USA : Une loi « bizarre » interdisant des livres décrivant des actes sexuels bloquée
Le juge de l'Iowa Stephen Locher déclare que la loi qui interdit les livres décrivant des actes sexuels risque de priver les écoles de livres sur l'enseignement de la Shoah
(JTA) – Un juge fédéral américain de l’Iowa a bloqué une grande partie d’une loi fédérale interdisant aux bibliothèques scolaires de stocker des livres décrivant des « actes sexuels », au motif qu’elle pourrait empêcher un livre classique sur la Shoah de figurer sur les étagères.
Le juge Stephen Locher, du tribunal de district des États-Unis, a accordé une injonction préliminaire contre la loi, le dossier 496 du Sénat de l’Iowa, quelques jours avant la date butoir du 1er janvier prévue pour son entrée en vigueur dans les écoles. Le juge a écrit dans son avis que cette loi « étonnamment extensive » aurait pour effet d’empêcher les écoles publiques de garder dans leurs bibliothèques « des livres d’histoire non romanesques sur la Shoah ». Il a cité en particulier « Nuit » d’Elie Wiesel comme exemple d’un livre qui pourrait être victime de cette loi.

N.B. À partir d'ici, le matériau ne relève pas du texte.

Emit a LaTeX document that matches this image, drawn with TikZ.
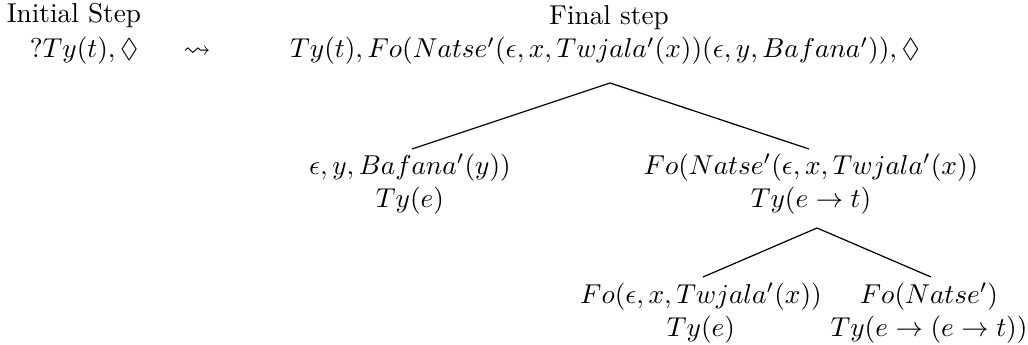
\documentclass[tikz,border=0pt]{standalone}
\usepackage{amssymb}
\begin{document}
\begin{tikzpicture}[x=0.3663pt,y=-0.3663pt,
  tn/.style={align=center,inner sep=0pt},
  lbl/.style={anchor=base,inner sep=0pt},
  edge/.style={draw=black,line width=0.45pt}]
\useasboundingbox (0,0) rectangle (1028,345);
\node[lbl] (init) at (74,23) {Initial Step};
\node[lbl] (final) at (609,25) {Final step};
\node[lbl] (start) at (84,58) {$?Ty(t),\Diamond$};
\node[lbl] (arr) at (197,58) {$\leadsto$};
\node[lbl] (root) at (605,58) {$Ty(t), Fo(Natse'(\epsilon,x,Twjala'(x))(\epsilon,y,Bafana')),\Diamond$};
\node[tn] (lc) at (410,184) {$\epsilon,y,Bafana'(y))$\\$Ty(e)$};
\node[tn] (rc) at (811,184) {$Fo(Natse'(\epsilon,x,Twjala'(x))$\\$Ty(e\rightarrow t)$};
\node[tn] (bl) at (701,313) {$Fo(\epsilon,x,Twjala'(x))$\\$Ty(e)$};
\node[tn] (br) at (929,313) {$Fo(Natse')$\\$Ty(e\rightarrow(e\rightarrow t))$};
\coordinate (a1) at (610,83);
\coordinate (a2) at (817,228);
\coordinate (lce) at (412,149);
\coordinate (rce) at (809,149);
\coordinate (ble) at (703,277);
\coordinate (bre) at (931,277);
\draw[edge] (lce) -- (a1) -- (rce);
\draw[edge] (ble) -- (a2) -- (bre);
\end{tikzpicture}
\end{document}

Locher avait déjà évoqué « Nuit » lors des audiences sur la loi de l’Iowa. Lors de l’audience du 22 décembre, il a interrogé un avocat de l’État sur les types de livres que l’État était en droit de retirer des écoles. À la question de savoir si les mémoires de Wiesel pouvaient être retirés tout comme un autre ouvrage sur la Seconde Guerre mondiale intitulé « Le viol de Nankin« , l’avocat avait répondu par l’affirmative, comme l’avait rapporté le quotidien Des Moines Register à l’époque.
Lors de l’audience, Locher avait qualifié la loi de « l’une des plus bizarres que j’aie jamais lues dans ma vie ».
L’injonction est temporaire, et devrait permettre à Locher de mieux examiner la loi et d’affiner ses arguments contre elle. Cette décision est un revers pour les législateurs conservateurs de l’Iowa, qui cherchent à importer une initiative nationale visant à débarrasser les bibliothèques scolaires des livres qu’ils jugent inappropriés. Cet effort portait principalement sur les livres traitant de questions raciales et de sexualité, mais cela a également permis de contester ou de retirer des livres traitant du judaïsme et de la Shoah.
Le livre « Nuit » a été cité dans le débat sur les ouvrages interdits lorsqu’un district de Pennsylvanie a obligé une bibliothèque à retirer une affiche sur laquelle figurait une citation de Wiesel.
Selon plusieurs articles parus dans la presse locale de l’Iowa, ainsi que l’avis de Locher, « Nuit » a été retiré à un moment donné d’au moins une école publique de l’Iowa, bien qu’une base de données des livres retirés, régulièrement mise à jour par Des Moines Register, ne mentionne plus le livre en question.
D’autres livres juifs ont également été concernés par la loi. « Maus« , les mémoires graphiques d’Art Spiegelman sur la Shoah, a été retiré de la circulation dans au moins un district, de même que « Are You There, God ? It’s me, Margaret » de Judy Blume, avant que l’école ne revienne sur sa décision et ne les remette en rayon. Toujours selon Des Moines Register, « Maus » reste interdit dans un autre district de l’Iowa : Alta-Aurelia, une région rurale du nord-ouest de l’État.
La gouverneure républicaine de l’Iowa, Kim Reynolds, a promulgué la loi SF 496 l’année dernière, ainsi que d’autres réglementations de guerre culturelle visant les athlètes transgenres et les pronoms des élèves dans les écoles.
La décision de Locher précise que la majorité des dispositions de la loi, notamment celles qui imposent aux écoles d’interdire tous les livres dans lesquels figure un « acte sexuel » et qui interdisent l’enseignement de l’identité de genre et de l’orientation sexuelle jusqu’à la sixième année, ne pourront pas être appliqués.
Deux actions en justice distinctes contestant la constitutionnalité de la loi sont maintenues en attendant : L’une d’entre elles a été introduite par Penguin Random House et quatre auteurs de best-sellers, dont Jodi Picoult, tandis que l’autre a été introduite par des étudiants LGBTQ.
Des lois similaires font également l’objet de contestation devant les tribunaux du Texas et de Floride.